Excellent book. A real eye-opener. Details all conflicts between white settlers and aborigines up to 1817 in the early colony of Sydney including important outposts such as Parramatta and Windsor. This history is quite different from other histories of the period in that it does not neglect the military aspects of the period both on the British side and the aboriginal side.
The seller society was dominated by the military. All major settlements and many minor settlements had British soldiers stationed in them. Many settlers were organised by the military into a citizens militia who were often called out in emergencies. The aboriginal warriors too were capable of military organisation. They were often conducting a guerrilla war with quite sophisticated military tactics.

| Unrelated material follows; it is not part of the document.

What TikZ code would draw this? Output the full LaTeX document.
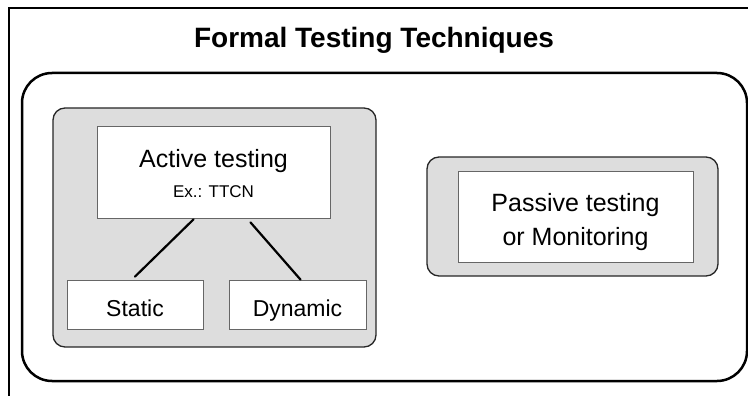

I had recently read Eric Willmot's historical novel Pemulwuy the Rainbow Warrior, which doesn't have a huge bibliography/references list. Consequently, as a descendant of early NSW Colonists, I wanted to read a well researched non fiction resource book covering the Frontier Conflicts of that era - Stephen Gapp's Sydney Wars is that book. Some have criticised his writing style - yet I found it quite an easy, if at times uncomfortable, read.
What is helpful for my journey of discovery, and in my personal research, is how Stephen Gapps has covered the intentions, actions, impacts and casualties of BOTH sides, and with a solid body of references/resources.
Awesome- answers a lot of questions about early settlement and impact of indigenous tribes. Quite amazing that the aboriginals managed to mount a resistance so soon after smallpox swept through their population.